The strategy aims to position bp to grow its upstream crude oil and natural gas business, focus its downstream business, and invest with increasing discipline into the transition. The reset also aims to build on bp’s distinct strengths and competitive advantages as an integrated energy company – with a “world-class portfolio with top tier oil and gas businesses in attractive basins and leading integrated positions and brands across value chains, all underpinned by trading, technology, and partnerships,” the company said.

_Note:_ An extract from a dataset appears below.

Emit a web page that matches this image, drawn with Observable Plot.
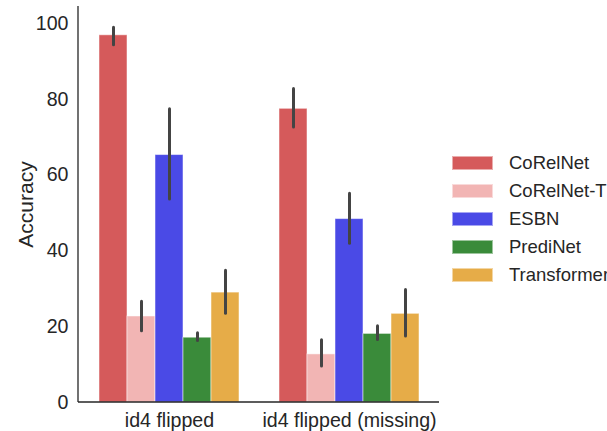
<!DOCTYPE html>
<html>
<head>
<meta charset="utf-8">
<script src="https://cdn.jsdelivr.net/npm/d3@7"></script>
<script src="https://cdn.jsdelivr.net/npm/@observablehq/plot@0.6"></script>
<style>
  html, body { margin: 0; padding: 0; background: #fff; }
  #wrap { position: relative; width: 607px; height: 431px; font-family: "Liberation Sans", Arial, sans-serif; }
  #wrap svg text { font-size: 19.6px !important; font-family: "Liberation Sans", Arial, sans-serif !important; fill: #262626; }
  #wrap svg g.ylabel text { font-size: 21px !important; }
  #legend { position: absolute; left: 452px; top: 149px; }
  .row { display: flex; align-items: center; height: 28px; }
  .sw { width: 39px; height: 12px; border: 1px solid rgba(255,255,255,0.5); box-sizing: content-box; }
  .lb { margin-left: 16px; font-size: 18.5px; color: #262626; white-space: nowrap; }
</style>
</head>
<body>
<div id="wrap"></div>
<script>
const groups = ["id4 flipped", "id4 flipped (missing)"];
const models = ["CoRelNet", "CoRelNet-T", "ESBN", "PrediNet", "Transformer"];
const colors = ["#d55a5b", "#f2b5b4", "#4a4ae6", "#3a8b3a", "#e6ac48"];
// mean accuracy per model, one array per group
const meanFlipped = [96.9, 22.7, 65.3, 17.1, 29.0];
const meanMissing = [77.5, 12.7, 48.4, 18.1, 23.4];
// error bar low / high
const lowFlipped = [94.3, 18.8, 53.6, 16.2, 23.4];
const highFlipped = [98.9, 26.6, 77.4, 18.3, 34.8];
const lowMissing = [72.6, 9.5, 41.9, 16.5, 17.4];
const highMissing = [82.7, 16.4, 55.1, 20.1, 29.7];
const yTicks = [0, 20, 40, 60, 80, 100];

const data = [];
[[meanFlipped, lowFlipped, highFlipped], [meanMissing, lowMissing, highMissing]].forEach(([m, lo, hi], gi) => {
  models.forEach((name, i) => data.push({group: groups[gi], model: name, acc: m[i], lo: lo[i], hi: hi[i]}));
});

const ink = "#262626";
const mL = 96, mR = 186;
const plot = Plot.plot({
  width: 607,
  height: 431,
  marginLeft: mL,
  marginRight: mR,
  marginTop: 6,
  marginBottom: 29,
  style: {fontFamily: "Liberation Sans, Arial, sans-serif", fontSize: "19px", color: ink, background: "white"},
  fx: {domain: groups, paddingInner: 0.2, paddingOuter: 0, label: null, axis: "bottom", tickSize: 0, tickPadding: 11},
  x: {domain: models, padding: 0, axis: null},
  y: {domain: [0, 104.5], ticks: yTicks, tickSize: 0, tickPadding: 29, label: "Accuracy", labelAnchor: "center", labelOffset: 79, labelArrow: "none"},
  color: {domain: models, range: colors},
  marks: [
    Plot.barY(data, {fx: "group", x: "model", y: "acc", fill: "model", stroke: "white", strokeOpacity: 0.5, strokeWidth: 1}),
    Plot.ruleX(data, {fx: "group", x: "model", y1: "lo", y2: "hi", stroke: "#444444", strokeWidth: 3, strokeLinecap: "round"})
  ]
});

// spines drawn from the plot's own scales (half the inner gap outside the groups)
const ys = plot.scale("y");
const fxs = plot.scale("fx");
const outer = (fxs.step - fxs.bandwidth) / 2;
const xL = mL - outer, xR = 607 - mR + outer;
const svg = d3.select(plot);
svg.selectAll("text").filter(function() { return d3.select(this).text() === "Accuracy"; })
  .each(function() { this.parentNode.classList.add("ylabel"); });
svg.append("line")
  .attr("x1", xL).attr("x2", xR)
  .attr("y1", ys.apply(0)).attr("y2", ys.apply(0))
  .attr("stroke", ink).attr("stroke-width", 1.3);
svg.append("line")
  .attr("x1", xL).attr("x2", xL)
  .attr("y1", ys.apply(ys.domain[1])).attr("y2", ys.apply(0))
  .attr("stroke", ink).attr("stroke-width", 1.3);

const wrap = document.getElementById("wrap");
wrap.appendChild(plot);

const legend = document.createElement("div");
legend.id = "legend";
models.forEach((m, i) => {
  const row = document.createElement("div");
  row.className = "row";
  row.innerHTML = `<div class="sw" style="background:${colors[i]}"></div><div class="lb">${m}</div>`;
  legend.appendChild(row);
});
wrap.appendChild(legend);
</script>
</body>
</html>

Key highlights of the strategy reset include the following:

— Strategy fundamentally reset: the resets will focus on reducing and reallocating capital expenditure, significantly reducing costs and driving improved performance – to grow cash flow and returns – supporting a stronger balance sheet and resilient distributions;

— Growing upstream: increasing oil & gas investment to ~$10bn per annum; strengthening portfolio; growing production to 2.3–2.5 million barrels of oil equivalent (MMboe/d) in 2030; additional ~$2bn operating cash flow in 2027;

— Focusing downstream: reshaping portfolio to drive growth; high-grading and focusing on advantaged and integrated positions; announced strategic review of Castrol; driving improved performance; additional $3.5bn–$4bn operating cash flow in 2027;

— Disciplined investment in the transition: selective investment in biogas, biofuels and electric vehicle (EV) charging; capital-light partnerships in renewables; focused investment in hydrogen/CCS or carbon capture and storage; investment in transition businesses of $1.5bn–$2bn per annum, over $5bn per annum lower than previous guidance;

— Updated financial frame: reducing annual Capex to $13bn–$15bn to 2027; targeting significantly higher structural cost reductions of $4bn–$5bn by end 2027; $20bn divestments by 2027, including potential proceeds from Lightsource bp and strategic review of Castrol; reducing net debt, targeting $14bn–$18bn by end 2027; resilient shareholder distributions, guidance of 30–40% of operating cash flow; and

— Growing free cash flow and returns: targeting over 20% compound annual growth in adjusted free cash flow to 2027, and returns on average capital employed of over 16% by 2027.